William L. Gaddis, also of Cleveland Heights Families First Initiative, calls the registry a de facto marriage license.
William Gaddis: I've never been for it because any thinking citizen knows that it is merely a ploy, because the long term goal of the homosexual agenda is to make Ohio a same-sex marriage state.
But last week's passage by Ohio legislators of the Defense of Marriage Act, banning same-sex marriages, makes gay marriage in Ohio a long shot. Governor Bob Taft is expected to sign the bill into law soon. Local supporters of the registry anticipate that the Defense of Marriage Act may result in legal challenges.

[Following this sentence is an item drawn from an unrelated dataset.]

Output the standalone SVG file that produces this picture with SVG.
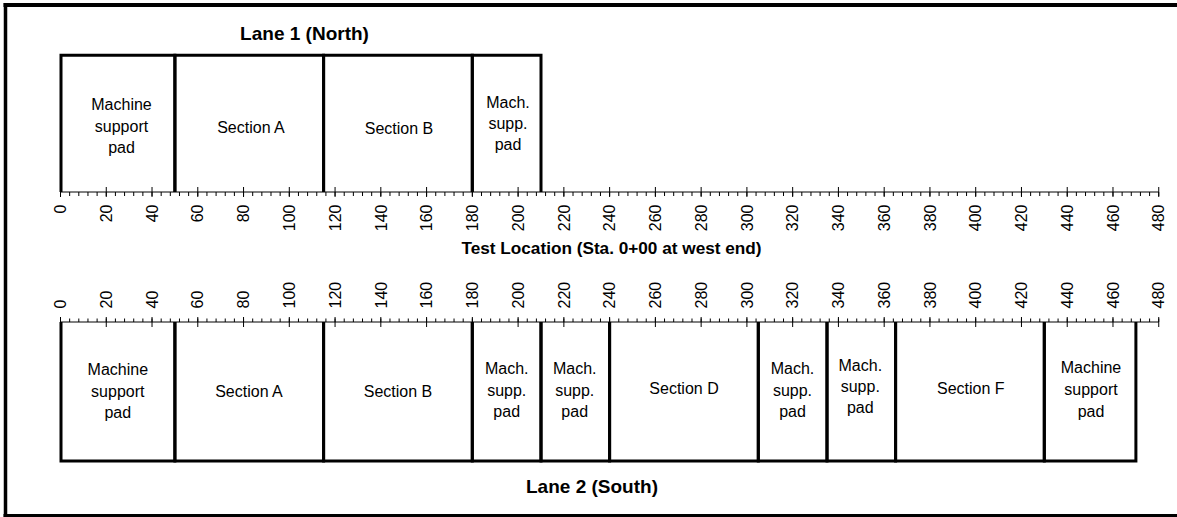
<svg xmlns="http://www.w3.org/2000/svg" width="1177" height="517" viewBox="0 0 1177 517">
<style>
.frame{fill:none;stroke:#000}
.bnd{fill:none;stroke:#000;stroke-width:3}
.axis{fill:none;stroke:#000;stroke-width:1}
.minor{fill:none;stroke:#000;stroke-dasharray:1 8.152}
.major{fill:none;stroke:#000;stroke-dasharray:1 44.76}
.lbl{font-family:"Liberation Sans",Arial,sans-serif;font-size:16px;fill:#000;text-anchor:middle}
.num{font-family:"Liberation Sans",Arial,sans-serif;font-size:16px;fill:#000}
.title{font-family:"Liberation Sans",Arial,sans-serif;font-weight:bold;font-size:19px;fill:#000;text-anchor:middle}
.tnum text{text-anchor:end}
.bnum text{text-anchor:start}
</style>
<rect x="0" y="0" width="1177" height="517" fill="#fff"/>
<g id="frame">
<line class="frame" x1="3.5" y1="5" x2="1177" y2="5" stroke-width="4"/>
<line class="frame" x1="5.5" y1="3" x2="5.5" y2="517" stroke-width="3.5"/>
<line class="frame" x1="3.5" y1="515.5" x2="1177" y2="515.5" stroke-width="3.2"/>
</g>

<g id="titles">
<text class="title" x="304.5" y="40">Lane 1 (North)</text>
<text class="title" x="611.5" y="254" style="font-size:17.2px">Test Location (Sta. 0+00 at west end)</text>
<text class="title" x="592" y="493">Lane 2 (South)</text>
</g>

<g id="axis-top">
<line class="axis" x1="60.5" y1="192" x2="1158.74" y2="192"/>
<line class="minor" x1="60" y1="194" x2="1159.5" y2="194" stroke-width="4"/>
<line class="major" x1="60" y1="192" x2="1159.5" y2="192" stroke-width="10"/>
<g class="num tnum">
<text transform="rotate(-90 66.2 204.5)" x="66.2" y="204.5">0</text>
<text transform="rotate(-90 111.96 204.5)" x="111.96" y="204.5">20</text>
<text transform="rotate(-90 157.72 204.5)" x="157.72" y="204.5">40</text>
<text transform="rotate(-90 203.48 204.5)" x="203.48" y="204.5">60</text>
<text transform="rotate(-90 249.24 204.5)" x="249.24" y="204.5">80</text>
<text transform="rotate(-90 295 204.5)" x="295" y="204.5">100</text>
<text transform="rotate(-90 340.76 204.5)" x="340.76" y="204.5">120</text>
<text transform="rotate(-90 386.52 204.5)" x="386.52" y="204.5">140</text>
<text transform="rotate(-90 432.28 204.5)" x="432.28" y="204.5">160</text>
<text transform="rotate(-90 478.04 204.5)" x="478.04" y="204.5">180</text>
<text transform="rotate(-90 523.8 204.5)" x="523.8" y="204.5">200</text>
<text transform="rotate(-90 569.56 204.5)" x="569.56" y="204.5">220</text>
<text transform="rotate(-90 615.32 204.5)" x="615.32" y="204.5">240</text>
<text transform="rotate(-90 661.08 204.5)" x="661.08" y="204.5">260</text>
<text transform="rotate(-90 706.84 204.5)" x="706.84" y="204.5">280</text>
<text transform="rotate(-90 752.6 204.5)" x="752.6" y="204.5">300</text>
<text transform="rotate(-90 798.36 204.5)" x="798.36" y="204.5">320</text>
<text transform="rotate(-90 844.12 204.5)" x="844.12" y="204.5">340</text>
<text transform="rotate(-90 889.88 204.5)" x="889.88" y="204.5">360</text>
<text transform="rotate(-90 935.64 204.5)" x="935.64" y="204.5">380</text>
<text transform="rotate(-90 981.4 204.5)" x="981.4" y="204.5">400</text>
<text transform="rotate(-90 1027.16 204.5)" x="1027.16" y="204.5">420</text>
<text transform="rotate(-90 1072.92 204.5)" x="1072.92" y="204.5">440</text>
<text transform="rotate(-90 1118.68 204.5)" x="1118.68" y="204.5">460</text>
<text transform="rotate(-90 1164.44 204.5)" x="1164.44" y="204.5">480</text>
</g>
</g>

<g id="axis-bottom">
<line class="axis" x1="60.5" y1="322" x2="1158.74" y2="322"/>
<line class="minor" x1="60" y1="320.25" x2="1159.5" y2="320.25" stroke-width="3.5"/>
<line class="major" x1="60" y1="322" x2="1159.5" y2="322" stroke-width="10"/>
<g class="num bnum">
<text transform="rotate(-90 66.2 308.5)" x="66.2" y="308.5">0</text>
<text transform="rotate(-90 111.96 308.5)" x="111.96" y="308.5">20</text>
<text transform="rotate(-90 157.72 308.5)" x="157.72" y="308.5">40</text>
<text transform="rotate(-90 203.48 308.5)" x="203.48" y="308.5">60</text>
<text transform="rotate(-90 249.24 308.5)" x="249.24" y="308.5">80</text>
<text transform="rotate(-90 295 308.5)" x="295" y="308.5">100</text>
<text transform="rotate(-90 340.76 308.5)" x="340.76" y="308.5">120</text>
<text transform="rotate(-90 386.52 308.5)" x="386.52" y="308.5">140</text>
<text transform="rotate(-90 432.28 308.5)" x="432.28" y="308.5">160</text>
<text transform="rotate(-90 478.04 308.5)" x="478.04" y="308.5">180</text>
<text transform="rotate(-90 523.8 308.5)" x="523.8" y="308.5">200</text>
<text transform="rotate(-90 569.56 308.5)" x="569.56" y="308.5">220</text>
<text transform="rotate(-90 615.32 308.5)" x="615.32" y="308.5">240</text>
<text transform="rotate(-90 661.08 308.5)" x="661.08" y="308.5">260</text>
<text transform="rotate(-90 706.84 308.5)" x="706.84" y="308.5">280</text>
<text transform="rotate(-90 752.6 308.5)" x="752.6" y="308.5">300</text>
<text transform="rotate(-90 798.36 308.5)" x="798.36" y="308.5">320</text>
<text transform="rotate(-90 844.12 308.5)" x="844.12" y="308.5">340</text>
<text transform="rotate(-90 889.88 308.5)" x="889.88" y="308.5">360</text>
<text transform="rotate(-90 935.64 308.5)" x="935.64" y="308.5">380</text>
<text transform="rotate(-90 981.4 308.5)" x="981.4" y="308.5">400</text>
<text transform="rotate(-90 1027.16 308.5)" x="1027.16" y="308.5">420</text>
<text transform="rotate(-90 1072.92 308.5)" x="1072.92" y="308.5">440</text>
<text transform="rotate(-90 1118.68 308.5)" x="1118.68" y="308.5">460</text>
<text transform="rotate(-90 1164.44 308.5)" x="1164.44" y="308.5">480</text>
</g>
</g>

<g id="lane1">
<g id="l1-pad1">
<path class="bnd" d="M61 192V55.3H174.9V192"/>
<text class="lbl" x="121.5" y="110">Machine</text>
<text class="lbl" x="121.5" y="131.5">support</text>
<text class="lbl" x="121.5" y="153">pad</text>
</g>
<g id="l1-secA">
<path class="bnd" d="M174.9 192V55.3H323.6V192"/>
<text class="lbl" x="251" y="133">Section A</text>
</g>
<g id="l1-secB">
<path class="bnd" d="M323.6 192V55.3H472.3V192"/>
<text class="lbl" x="399" y="134">Section B</text>
</g>
<g id="l1-pad2">
<path class="bnd" d="M472.3 192V55.3H541V192"/>
<text class="lbl" x="508" y="108">Mach.</text>
<text class="lbl" x="508" y="129">supp.</text>
<text class="lbl" x="508" y="150">pad</text>
</g>
</g>

<g id="lane2">
<g id="l2-pad1">
<path class="bnd" d="M61 322V461H174.9V322"/>
<text class="lbl" x="117.8" y="375">Machine</text>
<text class="lbl" x="117.8" y="396.5">support</text>
<text class="lbl" x="117.8" y="418">pad</text>
</g>
<g id="l2-secA">
<path class="bnd" d="M174.9 322V461H323.6V322"/>
<text class="lbl" x="249" y="396.7">Section A</text>
</g>
<g id="l2-secB">
<path class="bnd" d="M323.6 322V461H472.3V322"/>
<text class="lbl" x="398" y="396.7">Section B</text>
</g>
<g id="l2-pad2">
<path class="bnd" d="M472.3 322V461H541V322"/>
<text class="lbl" x="506.7" y="374">Mach.</text>
<text class="lbl" x="506.7" y="395.5">supp.</text>
<text class="lbl" x="506.7" y="417">pad</text>
</g>
<g id="l2-pad3">
<path class="bnd" d="M541 322V461H609.6V322"/>
<text class="lbl" x="574.7" y="374">Mach.</text>
<text class="lbl" x="574.7" y="395.5">supp.</text>
<text class="lbl" x="574.7" y="417">pad</text>
</g>
<g id="l2-secD">
<path class="bnd" d="M609.6 322V461H758.3V322"/>
<text class="lbl" x="684" y="394">Section D</text>
</g>
<g id="l2-pad4">
<path class="bnd" d="M758.3 322V461H827V322"/>
<text class="lbl" x="792.5" y="374">Mach.</text>
<text class="lbl" x="792.5" y="395.5">supp.</text>
<text class="lbl" x="792.5" y="417">pad</text>
</g>
<g id="l2-pad5">
<path class="bnd" d="M827 322V461H895.6V322"/>
<text class="lbl" x="860.3" y="370.7">Mach.</text>
<text class="lbl" x="860.3" y="392">supp.</text>
<text class="lbl" x="860.3" y="413">pad</text>
</g>
<g id="l2-secF">
<path class="bnd" d="M895.6 322V461H1044.3V322"/>
<text class="lbl" x="970.8" y="394">Section F</text>
</g>
<g id="l2-pad6">
<path class="bnd" d="M1044.3 322V461H1135.9V322"/>
<text class="lbl" x="1091" y="372.7">Machine</text>
<text class="lbl" x="1091" y="394.5">support</text>
<text class="lbl" x="1091" y="416.5">pad</text>
</g>
</g>

<g id="connectors"></g>
</svg>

City Councilman Jimmy Hicks has already taken legal action, called a taxpayer action, to prevent the city from offering the registry. Hicks accuses Cleveland Heights of wasting taxpayers' money on the registry, abusing its powers and violating Ohio's existing marriage laws. Hicks hopes to find support for his position in the courts.
Jimmy Hicks: Cleveland Heights residents, they did vote for it. But, you know, again, I have an opportunity to take this to a venue that hasn't had the opportunity to look at it.
Caldwell and others predict the registry will withstand legal challenges. Nonetheless, these actions upset Zehnder.
Keli Zehnder: I certainly did not participate in getting the domestic partner registry passed with the hopes of having the city of Cleveland Heights to have to spend money to defend it. That will break my heart if that happens.
Cleveland Heights Mayor Ed Kelley says nothing will stop Cleveland Heights from offering the domestic partnership registry.
Ed Kelley: Until some judge comes up with some great court order or whatever, we're going to go ahead. And this is a great day for Cleveland Heights and for the people that want to register and do this stuff.
Keli Zehnder: I did it. Popeye. Sweet Pea.
Zehnder and Smith plan to register at Cleveland Heights City Hall today. For them, it's about being recognized by the city as a family. In Cleveland Heights, Tasha Cook, 90.3.